The project includes more than 25 academics from around the world doing specialized analysis, Sutter said, and Prieto indicated the general theme is ritualized violence and human sacrifice. Others’ research indicates the children were probably drugged before their hearts were removed, Sutter said, at specific times, such as the death of a monarch or inaugurations. The sacrifices generally happened every 40-to-50 years, with the bodies buried facing specific directions for as yet unknown reasons.
Since 2001, Sutter has visited the Trujillo region more than 25 times, including working on his doctoral dissertation and for sabbaticals. He plans to return in spring 2025.
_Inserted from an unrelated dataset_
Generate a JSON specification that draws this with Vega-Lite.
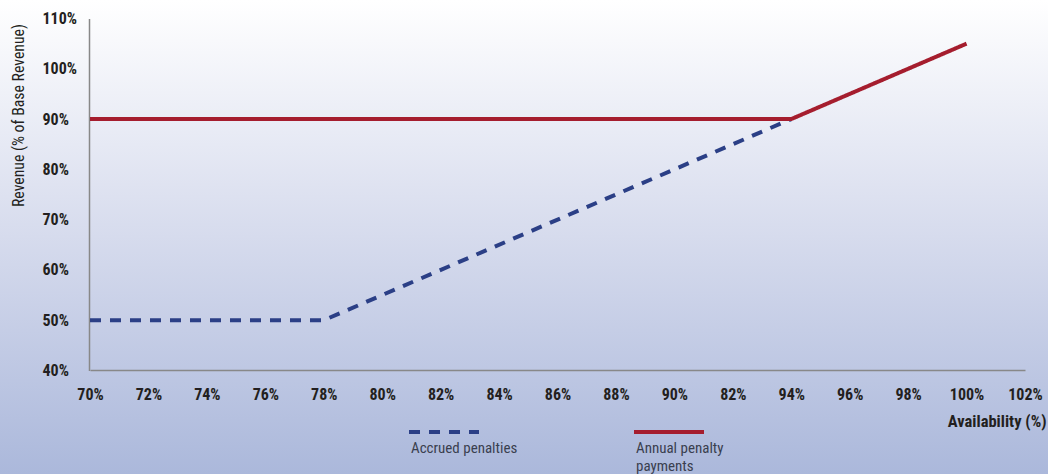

“Dr. Sutter’s work is very important in my project, and his research is helping us better understand the population diversity among the sacrificed children in a diachronic perspective,” Prieto said. "I am very pleased to know him and that he is collaborating in my projects with his biodistance approach.”
One of the project's senior researchers, Sutter's work supported Prieto’s hypothesis that the children came from farther away as the Moche civilization expanded.
Sutter is currently working with PFW graduate student Tiffany McBride to further analyze the data on which populations the children came from.
Prieto and Sutter have collaborated on two published papers, two manuscripts, and more than 10 presentations, with more planned and no end in sight. As additional sites are discovered—almost whenever a worker starts to dig in a different location—new ideas demand further examination.
“It’s exciting, and with more data you can answer more complex questions,” Sutter said. “When you have just a single thing, you can’t really compare it to other things to answer questions. As you get more information, maybe these children at the different locations represent sacrifices for different reasons.
“The problem is there are so many different angles that can be looked at. It’s like an itch. There’s a lot more stuff we’re not sure of.”
Maybe the ultimate question is what the Chimu people did with the hearts.
“We don’t have descriptions of them consuming them,” Sutter said. “It could have been for divination purposes; it could have been using the blood to make offerings to Mother Earth; Lord only knows.”